There’s no doubt Villa’s midfield will need to chip in on the goal front, if they are to be considered a decent team. Villa does have potentially more prolific players in that department waiting in the wings though.
Gary Gardner should be eased back into action and when match fit, should be pushing for a start every week and could well threaten Westwood’s place if the latter’s form does not pick up. In his pre-Norwich press conference, Lambert revealed that he had not even considered sending Gardner out on loan, and once he puts a run of games together it will be difficult for anyone to take his place in the side – at 6 foot 1, he adds a physical presence, and his prowess from dead ball situations is something that the side have been seriously lacking of late. Over the next few years, if he steers clear of injury, he could well become one of the club’s most important players.
It has been suggested that Nicklas Helenius, who has an eye for goal, could get an opportunity to play in the hole behind the front-man at home in order to try to crack the issue of the side’s hideous home form.

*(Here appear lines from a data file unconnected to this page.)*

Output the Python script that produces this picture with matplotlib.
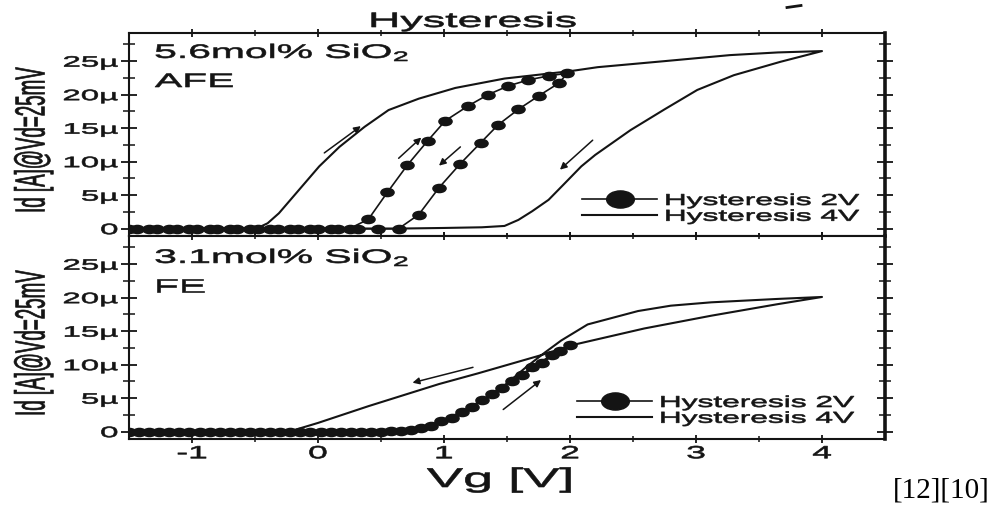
import numpy as np
import matplotlib
matplotlib.use("Agg")
import matplotlib.pyplot as plt
from matplotlib import patheffects
from matplotlib.path import Path
from matplotlib.markers import MarkerStyle
from matplotlib.transforms import Affine2D
from matplotlib.lines import Line2D

plt.rcParams["font.family"] = ["Liberation Sans", "DejaVu Sans"]
plt.rcParams["mathtext.fontset"] = "custom"
plt.rcParams["mathtext.rm"] = "Liberation Sans"
plt.rcParams["mathtext.it"] = "Liberation Sans:italic"
plt.rcParams["axes.unicode_minus"] = False

# ---- values (Vg in V, Id in uA) ----
# 5.6 mol% SiO2 (AFE)
afe_2v_up_vg = [-1.50, -1.34, -1.18, -1.02, -0.86, -0.70, -0.54, -0.38, -0.22, -0.06, 0.10, 0.25,
                0.40, 0.55, 0.71, 0.87, 1.01, 1.19, 1.35, 1.51, 1.67, 1.83, 1.98]
afe_2v_up_id = [0, 0, 0, 0, 0, 0, 0, 0, 0, 0, 0, 0,
                1.4, 5.4, 9.5, 13.1, 16.1, 18.3, 20.0, 21.3, 22.2, 22.8, 23.2]
afe_2v_down_vg = [1.91, 1.75, 1.59, 1.43, 1.29, 1.13, 0.96, 0.80, 0.64, 0.48, 0.32, 0.16,
                  0.00, -0.16, -0.32, -0.48, -0.64, -0.80, -0.96, -1.12, -1.28, -1.44]
afe_2v_down_id = [21.7, 19.8, 17.8, 15.5, 12.8, 9.7, 6.1, 2.1, 0, 0, 0, 0,
                  0, 0, 0, 0, 0, 0, 0, 0, 0, 0]
afe_4v_up_vg = [-1.50, -0.49, -0.40, -0.31, -0.15, 0.01, 0.17, 0.37, 0.56, 0.80, 1.09, 1.48,
                2.00, 2.22, 2.75, 3.27, 3.65, 4.00]
afe_4v_up_id = [0, 0, 0.8, 2.3, 5.8, 9.3, 12.2, 15.2, 17.7, 19.4, 21.0, 22.4,
                23.5, 24.1, 25.0, 25.9, 26.3, 26.5]
afe_4v_down_vg = [4.00, 3.67, 3.30, 3.01, 2.75, 2.48, 2.20, 2.09, 1.95, 1.83, 1.70, 1.59,
                  1.48, 1.30, 1.00, 0.60, -1.50]
afe_4v_down_id = [26.5, 24.9, 22.9, 20.7, 17.8, 14.7, 11.0, 9.3, 6.6, 4.3, 2.6, 1.3,
                  0.4, 0.2, 0.1, 0, 0]

# 3.1 mol% SiO2 (FE)
fe_2v_up_vg = [-1.50, -1.34, -1.18, -1.02, -0.86, -0.70, -0.54, -0.38, -0.22, -0.06, 0.10, 0.26,
               0.42, 0.58, 0.74, 0.90, 1.06, 1.22, 1.38, 1.54, 1.70, 1.86, 2.00]
fe_2v_up_id = [0, 0, 0, 0, 0, 0, 0, 0, 0, 0, 0, 0,
               0, 0.05, 0.3, 0.9, 2.1, 3.7, 5.6, 7.6, 9.6, 11.5, 13.0]
fe_2v_down_vg = [1.92, 1.78, 1.62, 1.46, 1.30, 1.14, 0.98, 0.82, 0.66, 0.50, 0.34, 0.18,
                 0.02, -0.14, -0.30, -0.46, -0.62, -0.78, -0.94, -1.10, -1.26, -1.42]
fe_2v_down_id = [12.0, 10.3, 8.4, 6.5, 4.7, 3.0, 1.6, 0.6, 0.15, 0, 0, 0,
                 0, 0, 0, 0, 0, 0, 0, 0, 0, 0]
fe_4v_up_vg = [-1.50, 0.50, 0.70, 0.90, 1.10, 1.30, 1.50, 1.65, 1.80, 1.93, 2.14, 2.54,
               2.80, 3.12, 3.64, 4.00]
fe_4v_up_id = [0, 0, 0.2, 0.8, 2.2, 4.6, 7.2, 9.6, 11.8, 13.6, 16.0, 18.0,
               18.8, 19.3, 19.8, 20.1]
fe_4v_down_vg = [4.00, 3.64, 3.12, 2.59, 2.06, 1.75, 1.27, 0.96, 0.40, 0.00, -0.23, -1.50]
fe_4v_down_id = [20.1, 19.0, 17.3, 15.4, 13.1, 11.3, 8.7, 7.1, 3.8, 1.3, 0, 0]

# sweep direction arrows (tail Vg, tail Id, head Vg, head Id)
afe_arrows = [(0.05, 11.3, 0.34, 15.3), (0.64, 10.5, 0.82, 13.6),
              (1.13, 12.2, 0.96, 9.4), (2.18, 13.2, 1.92, 8.8)]
fe_arrows = [(1.23, 9.6, 0.75, 7.3), (1.47, 3.3, 1.77, 7.7)]

xtick_vals = [-1, 0, 1, 2, 3, 4]
xtick_labels = ["-1", "0", "1", "2", "3", "4"]
ytick_vals = [0, 5, 10, 15, 20, 25]
ytick_labels = ["0", "5µ", "10µ", "15µ", "20µ", "25µ"]
legend_labels = ["Hysteresis 2V", "Hysteresis 4V"]

W, H = 1001, 512
ink = "#141414"


class HStretch(patheffects.AbstractPathEffect):
    # the source picture was squeezed into a wide box, so every glyph is ~2x wide
    def __init__(self, sx=2.1, anchor="left", lw=0.45):
        super().__init__()
        self.sx = sx
        self.anchor = anchor
        self.lw = lw

    def draw_path(self, renderer, gc, tpath, affine, rgbFace=None):
        ext = tpath.get_extents(affine)
        if self.anchor == "left":
            cx = ext.x0
        elif self.anchor == "right":
            cx = ext.x1
        else:
            cx = 0.5 * (ext.x0 + ext.x1)
        aff = affine + Affine2D().translate(-cx, 0).scale(self.sx, 1).translate(cx, 0)
        gc0 = renderer.new_gc()
        gc0.copy_properties(gc)
        gc0.set_linewidth(self.lw)
        gc0.set_foreground(rgbFace)
        renderer.draw_path(gc0, tpath, aff, rgbFace)
        gc0.restore()


def fx(px):
    return px / W


def fy(py):
    return 1 - py / H


def ftext(x, y, s, size, sx=2.1, anchor="left", **kw):
    t = fig.text(fx(x), fy(y), s, fontsize=size, color=ink, **kw)
    t.set_path_effects([HStretch(sx, anchor)])
    return t


circ = Path.unit_circle()
dot = MarkerStyle(Path(circ.vertices * [1.0, 0.62], circ.codes))

fig = plt.figure(figsize=(W / 100, H / 100), dpi=100)
ax_top = fig.add_axes([fx(129), fy(236), fx(885) - fx(129), fy(33) - fy(236)])
ax_bot = fig.add_axes([fx(129), fy(439), fx(885) - fx(129), fy(236) - fy(439)])

panels = [
    (ax_top, afe_2v_up_vg + afe_2v_down_vg, afe_2v_up_id + afe_2v_down_id,
     afe_4v_up_vg + afe_4v_down_vg, afe_4v_up_id + afe_4v_down_id, afe_arrows, (582, 193)),
    (ax_bot, fe_2v_up_vg + fe_2v_down_vg, fe_2v_up_id + fe_2v_down_id,
     fe_4v_up_vg + fe_4v_down_vg, fe_4v_up_id + fe_4v_down_id, fe_arrows, (577, 395)),
]

for ax, v2, i2, v4, i4, arrows, leg_xy in panels:
    l2, = ax.plot(v2, i2, color=ink, lw=1.2, marker=dot, ms=9.5, mec=ink, mfc=ink,
                  label=legend_labels[0])
    l4, = ax.plot(v4, i4, color=ink, lw=1.5, label=legend_labels[1])
    for tv, ti, hv, hi in arrows:
        ax.annotate("", xy=(hv, hi), xytext=(tv, ti),
                    arrowprops=dict(arrowstyle="-|>", color=ink, lw=1.1,
                                    mutation_scale=10, shrinkA=0, shrinkB=0))

    ax.set_xlim(-1.5, 4.5)
    ax.set_ylim(-1.1, 29.2)
    ax.set_xticks(xtick_vals)
    ax.set_xticks([-0.5, 0.5, 1.5, 2.5, 3.5], minor=True)
    ax.set_yticks(ytick_vals)
    ax.set_yticks([2.5, 7.5, 12.5, 17.5, 22.5, 27.5], minor=True)
    ax.set_yticklabels(ytick_labels)
    ax.tick_params(axis="y", which="major", direction="inout", length=11, width=1.3,
                   right=True, labelsize=10.8, pad=2.5, labelcolor=ink, color=ink)
    ax.tick_params(axis="y", which="minor", direction="inout", length=8, width=1.1,
                   right=True, color=ink)
    ax.tick_params(axis="x", which="major", direction="inout", length=6, width=1.3,
                   top=True, labelsize=12.7, pad=1.5, labelcolor=ink, color=ink)
    ax.tick_params(axis="x", which="minor", direction="inout", length=4, width=1.1,
                   top=True, color=ink)
    for lab in ax.get_yticklabels():
        lab.set_path_effects([HStretch(2.2, "right")])
    for side in ["top", "bottom", "left"]:
        ax.spines[side].set_linewidth(1.5)
        ax.spines[side].set_color(ink)
    ax.spines["right"].set_linewidth(2.6)
    ax.spines["right"].set_color(ink)

    leg = ax.legend(handles=[l2, l4], loc="upper left",
                    bbox_to_anchor=(fx(leg_xy[0]), fy(leg_xy[1])), bbox_transform=fig.transFigure,
                    frameon=False, fontsize=11.4, handlelength=4.75, handletextpad=0.5,
                    labelspacing=0.05, borderpad=0, borderaxespad=0, markerscale=2.1)
    for t in leg.get_texts():
        t.set_color(ink)
        t.set_path_effects([HStretch(2.0, "left")])

ax_top.tick_params(axis="x", labelbottom=False)
ax_bot.set_xticklabels(xtick_labels)
for lab in ax_bot.get_xticklabels():
    lab.set_path_effects([HStretch(2.0, "center")])

# titles and labels
ftext(370, 27, "Hysteresis", 15, sx=2.15, va="baseline")
ftext(155, 58, "5.6mol% SiO$_2$", 14, va="baseline")
ftext(155, 87, "AFE", 14, va="baseline")
ftext(155, 263, "3.1mol% SiO$_2$", 14, va="baseline")
ftext(155, 292, "FE", 14, va="baseline")
ftext(427, 487, "Vg [V]", 19.5, sx=2.0, va="baseline")
ftext(34, 140, "Id [A]@Vd=25mV", 13.5, sx=2.25, anchor="center", rotation=90, ha="center", va="center")
ftext(34, 343, "Id [A]@Vd=25mV", 13.5, sx=2.25, anchor="center", rotation=90, ha="center", va="center")

fig.text(fx(893), fy(498), "[12][10]", fontsize=21, family="Liberation Serif",
         color="black", va="baseline")
fig.add_artist(Line2D([fx(787), fx(801)], [fy(7.5), fy(5.5)], color=ink, lw=2))

fig.savefig("out.png", dpi=100)
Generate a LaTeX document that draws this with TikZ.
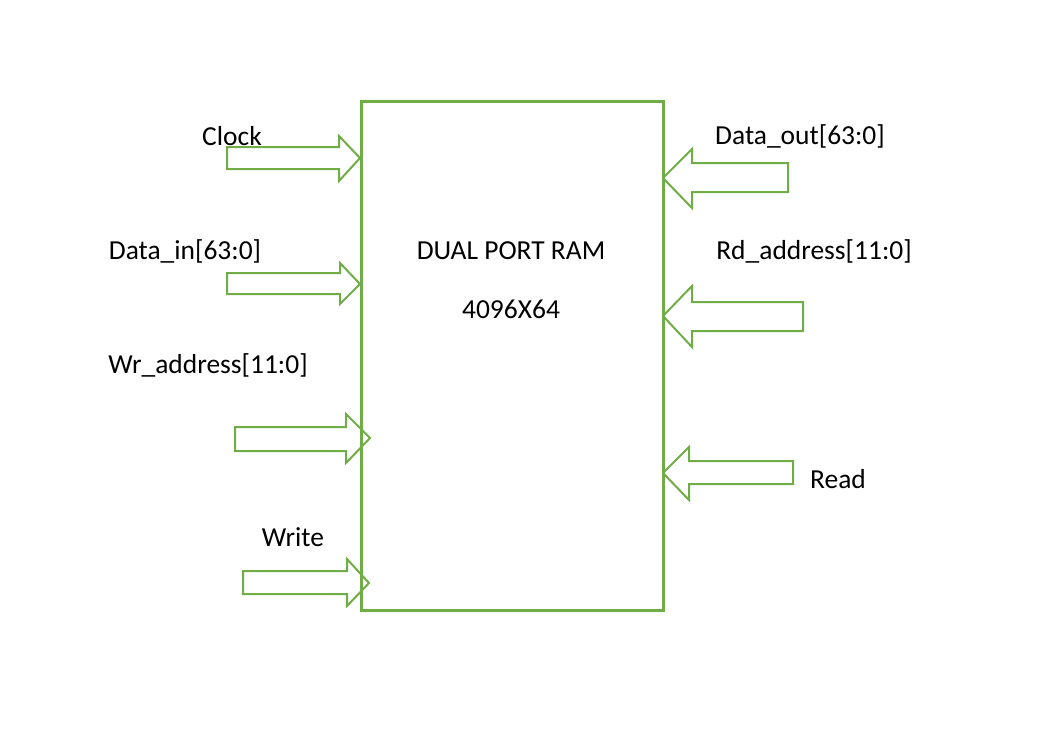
\documentclass[tikz,border=0pt]{standalone}
\usepackage{fontspec}
\setmainfont{Carlito}
\definecolor{ramgreen}{RGB}{112,173,71}

\begin{document}
\begin{tikzpicture}[x=0.75pt, y=-0.75pt,
                    ramnode/.style={rectangle, draw=ramgreen, line width=2.25pt, minimum width=226.5pt, minimum height=381.75pt},
                    portarrow/.style={draw=ramgreen, line width=1.5pt, line join=miter},
                    portlabel/.style={inner sep=0pt, font=\fontsize{20.6}{24}\selectfont},]
    \useasboundingbox (0,0) rectangle (1037,753);
    % block
    \node[ramnode]   (ram)    at (512,355.5)   {};
    \node[portlabel] (name)   at (511,251)     {DUAL PORT RAM};
    \node[portlabel] (size)   at (511,309)     {4096X64};
    % labels
    \node[portlabel] (clk)    at (232,136)     {Clock};
    \node[portlabel] (din)    at (185,251)     {Data\_in[63:0]};
    \node[portlabel] (wra)    at (208,365)     {Wr\_address[11:0]};
    \node[portlabel] (wr)     at (293,537)     {Write};
    \node[portlabel] (dout)   at (800,136)     {Data\_out[63:0]};
    \node[portlabel] (rda)    at (814,251)     {Rd\_address[11:0]};
    \node[portlabel] (rd)     at (838,479)     {Read};
    % arrows: tail/shaft top/shaft bottom/head base/head top/head bottom/tip x/tip y
    \foreach \t/\st/\sb/\hb/\ht/\hbt/\tx/\ty in {227/147/169/339/136/181/360/158,
                                                 227/273/294/340/263/304/360/284,
                                                 235/427/451/346/414/463/370/438,
                                                 243/571/594/347/559/606/369/583,
                                                 788/163/192/692/149/208/663/178,
                                                 803/302/331/692/286/347/663/316,
                                                 793/461/484/689/447/500/663/473}
        \draw[portarrow] (\t,\st) -- (\hb,\st) -- (\hb,\ht) -- (\tx,\ty) -- (\hb,\hbt) -- (\hb,\sb) -- (\t,\sb) -- cycle;
\end{tikzpicture}
\end{document}
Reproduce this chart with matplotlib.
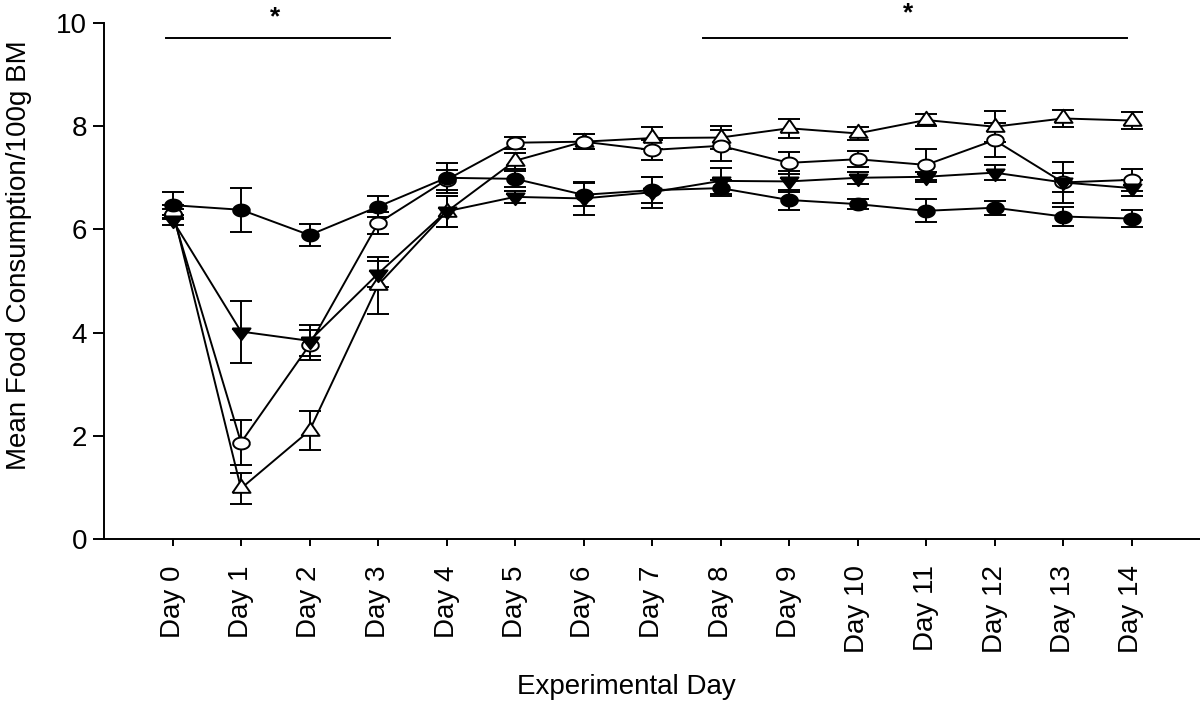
import numpy as np
from matplotlib import pyplot as plt

# Data
days = list(range(15))
day_labels = ["Day %d" % d for d in days]

filled_circle = [6.47, 6.38, 5.89, 6.44, 7.00, 6.98, 6.67, 6.76, 6.80, 6.57, 6.49, 6.36, 6.42, 6.25, 6.21]
filled_circle_err = [0.25, 0.43, 0.21, 0.20, 0.29, 0.15, 0.22, 0.25, 0.15, 0.20, 0.09, 0.22, 0.14, 0.18, 0.16]

filled_tri = [6.18, 4.02, 3.84, 5.14, 6.35, 6.63, 6.60, 6.72, 6.94, 6.93, 7.00, 7.02, 7.10, 6.91, 6.80]
filled_tri_err = [0.10, 0.60, 0.30, 0.25, 0.30, 0.12, 0.32, 0.30, 0.25, 0.20, 0.12, 0.10, 0.15, 0.18, 0.15]

open_circle = [6.30, 1.87, 3.76, 6.12, 6.96, 7.68, 7.70, 7.54, 7.62, 7.29, 7.36, 7.25, 7.73, 6.91, 6.96]
open_circle_err = [0.10, 0.43, 0.30, 0.21, 0.20, 0.12, 0.14, 0.20, 0.30, 0.21, 0.15, 0.30, 0.33, 0.39, 0.22]

open_tri = [6.38, 0.98, 2.10, 4.92, 6.34, 7.33, 7.70, 7.77, 7.78, 7.96, 7.86, 8.12, 7.99, 8.15, 8.11]
open_tri_err = [0.10, 0.30, 0.38, 0.55, 0.30, 0.15, 0.14, 0.22, 0.22, 0.18, 0.12, 0.12, 0.30, 0.17, 0.16]

# significance bars: (x start, x end, y, star x, star y)
sig_bars = [(-0.09, 3.17, 9.71, 1.5, 9.88), (7.74, 13.94, 9.71, 10.74, 9.96)]

plt.rcParams['font.family'] = ['Liberation Sans', 'DejaVu Sans']
plt.rcParams['font.size'] = 20

# slightly squashed marker shapes, like the original
t = np.linspace(0, 2 * np.pi, 41)
ellipse = list(zip(1.4 * np.cos(t), np.sin(t)))
tri_up = [(-1, -0.48), (1, -0.48), (0, 0.97), (-1, -0.48)]
tri_down = [(-1, 0.45), (1, 0.45), (0, -0.85), (-1, 0.45)]

fig = plt.figure(figsize=(12, 7.01), dpi=100)
ax = fig.add_axes([104 / 1200, 1 - 539 / 701, 1 - 104 / 1200, (539 - 23) / 701])

common = dict(color='black', lw=1.4, elinewidth=1.4, capsize=8, capthick=1.4,
              markeredgecolor='black', markeredgewidth=1.4)
ax.errorbar(days, open_tri, yerr=open_tri_err, marker=tri_up, ms=13, mfc='white', **common)
ax.errorbar(days, open_circle, yerr=open_circle_err, marker=ellipse, ms=12, mfc='white', **common)
ax.errorbar(days, filled_circle, yerr=filled_circle_err, marker=ellipse, ms=12, mfc='black', **common)
ax.errorbar(days, filled_tri, yerr=filled_tri_err, marker=tri_down, ms=13, mfc='black', **common)

# significance lines and stars
for x0, x1, y, xs, ys in sig_bars:
    ax.plot([x0, x1], [y, y], color='black', lw=1.4, clip_on=False)
    ax.text(xs, ys, "*", ha='center', va='bottom', fontsize=19, fontweight='bold', clip_on=False)

ax.set_xlim(-1, 15)
ax.set_ylim(0, 10)
ax.set_yticks([0, 2, 4, 6, 8, 10])
ax.set_xticks(days)
ax.set_xticklabels(day_labels, rotation=90)
ax.tick_params(axis='y', length=8, width=1.4, pad=4)
ax.tick_params(axis='x', length=5, width=1.4, pad=14)
ax.spines['top'].set_visible(False)
ax.spines['right'].set_visible(False)
ax.spines['left'].set_linewidth(1.4)
ax.spines['bottom'].set_linewidth(1.4)

ax.set_ylabel("Mean Food Consumption/100g BM")
ax.yaxis.set_label_coords(-0.066, 0.55)
ax.set_xlabel("Experimental Day")
ax.xaxis.set_label_coords(0.477, -0.261)

plt.savefig("out.png", dpi=100)
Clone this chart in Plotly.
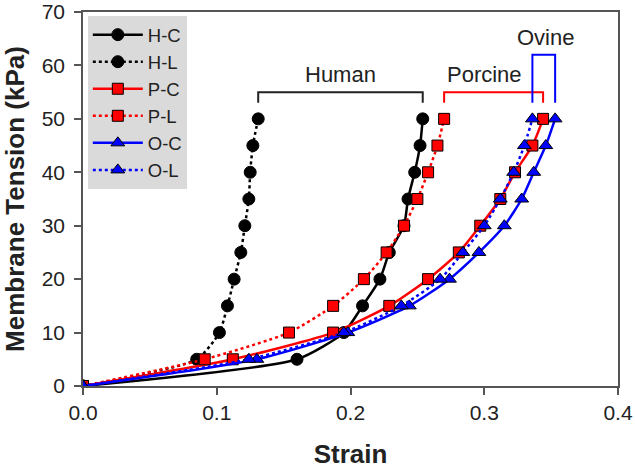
import plotly.graph_objects as go

tension = [0, 5, 10, 15, 20, 25, 30, 35, 40, 45, 50]

hc_strain = [0, 0.160, 0.195, 0.209, 0.222, 0.229, 0.240, 0.243, 0.248, 0.252, 0.254]
hl_strain = [0, 0.085, 0.102, 0.108, 0.113, 0.118, 0.121, 0.124, 0.125, 0.127, 0.131]
pc_strain = [0, 0.112, 0.187, 0.229, 0.258, 0.281, 0.297, 0.312, 0.323, 0.336, 0.344]
pl_strain = [0, 0.091, 0.154, 0.187, 0.210, 0.227, 0.240, 0.250, 0.258, 0.265, 0.270]
oc_strain = [0, 0.130, 0.198, 0.244, 0.274, 0.296, 0.315, 0.328, 0.337, 0.346, 0.353]
ol_strain = [0, 0.124, 0.195, 0.238, 0.267, 0.284, 0.300, 0.312, 0.322, 0.330, 0.336]

series_names = ["H-C", "H-L", "P-C", "P-L", "O-C", "O-L"]
x_ticks = [0.0, 0.1, 0.2, 0.3, 0.4]
y_ticks = [0, 10, 20, 30, 40, 50, 60, 70]
group_labels = ["Human", "Porcine", "Ovine"]

BLACK = "#000000"
RED = "#ff0000"
BLUE = "#0000ff"
TXT = "#222222"
FONT = "Liberation Sans, Arial, sans-serif"

styles = [
    (hc_strain, BLACK, "solid", "circle", BLACK),
    (hl_strain, BLACK, "dot", "circle", BLACK),
    (pc_strain, RED, "solid", "square", RED),
    (pl_strain, RED, "dot", "square", RED),
    (oc_strain, BLUE, "solid", "triangle-up", BLUE),
    (ol_strain, BLUE, "dot", "triangle-up", BLUE),
]

fig = go.Figure()
for name, (xs, col, dash, sym, fill) in zip(series_names, styles):
    fig.add_trace(go.Scatter(
        x=xs, y=tension, name=name, mode="lines+markers",
        line=dict(color=col, width=2.5, dash=dash, shape="spline", smoothing=0.6),
        marker=dict(symbol=sym, size=12 if sym != "square" else 11, color=fill,
                    line=dict(color=BLACK, width=1)),
    ))

# Brackets derived from series endpoints
top = tension[-1]
def bracket(x0, x1, ylow, yhigh, color):
    fig.add_shape(type="path",
                  path=f"M {x0},{ylow} L {x0},{yhigh} L {x1},{yhigh} L {x1},{ylow}",
                  line=dict(color=color, width=2), xref="x", yref="y")

bracket(hl_strain[-1], hc_strain[-1], top + 3, top + 5, TXT)
bracket(pl_strain[-1], pc_strain[-1], top + 3, top + 5, RED)
bracket(ol_strain[-1], oc_strain[-1], top + 3, top + 12, BLUE)

ann_font = dict(size=22, color=TXT, family=FONT)
fig.add_annotation(x=(hl_strain[-1] + hc_strain[-1]) / 2, y=top + 8.3, text=group_labels[0],
                   showarrow=False, font=ann_font)
fig.add_annotation(x=(pl_strain[-1] + pc_strain[-1]) / 2 - 0.007, y=top + 8.3, text=group_labels[1],
                   showarrow=False, font=ann_font)
fig.add_annotation(x=(ol_strain[-1] + oc_strain[-1]) / 2 + 0.001, y=top + 15.3, text=group_labels[2],
                   showarrow=False, font=ann_font)

axis_common = dict(showgrid=False, zeroline=False, showline=True, linecolor="#555555",
                   linewidth=1.5, mirror=True, ticks="outside", ticklen=7, tickwidth=1.5,
                   tickcolor="#555555", tickfont=dict(size=21, color=TXT, family=FONT),
                   automargin=False)

fig.update_xaxes(range=[0, 0.4], tickvals=x_ticks, ticktext=[f"{v:.1f}" for v in x_ticks],
                 title=dict(text="<b>Strain</b>", font=dict(size=26, color=TXT, family=FONT),
                            standoff=25),
                 **axis_common)
fig.update_yaxes(range=[0, 70], tickvals=y_ticks, ticklabelstandoff=5,
                 title=dict(text="<b>Membrane Tension (kPa)</b>",
                            font=dict(size=26, color=TXT, family=FONT), standoff=10),
                 **axis_common)

fig.update_layout(
    width=635, height=469,
    margin=dict(l=83, r=17, t=12, b=83),
    plot_bgcolor="white", paper_bgcolor="white",
    legend=dict(x=0.009, y=0.989, xanchor="left", yanchor="top", bgcolor="#dadada",
                font=dict(size=18.5, color=TXT, family=FONT), itemwidth=50,
                tracegroupgap=0, borderwidth=0),
    showlegend=True,
)

fig.write_html("out.html", config={"displayModeBar": False},
               post_script="document.body.style.margin='0';")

It is something that may well be worth trying, but if anything this just shows how lacking the club’s midfield is in creativity.
The midfield that most Villa fans would prefer to see seems to be Fabian Delph and Yacouba Sylla plus one other, most likely a choice of Westwood or El Ahmadi. For me, the Delph-Sylla-Westwood midfield of the latter half of last season is still the best option. Sylla adds the muscle, I am of the opinion that Delph could become more of a creative player with a bit of work, and once he gets back on form, Westwood’s role as the ‘quiet man’ is crucial to the side’s style.
It is, at least, still early days in the season, so Lambert has time to try out his options. It’s an issue that needs to be cracked soon though – the success of Villa’s season depends on it.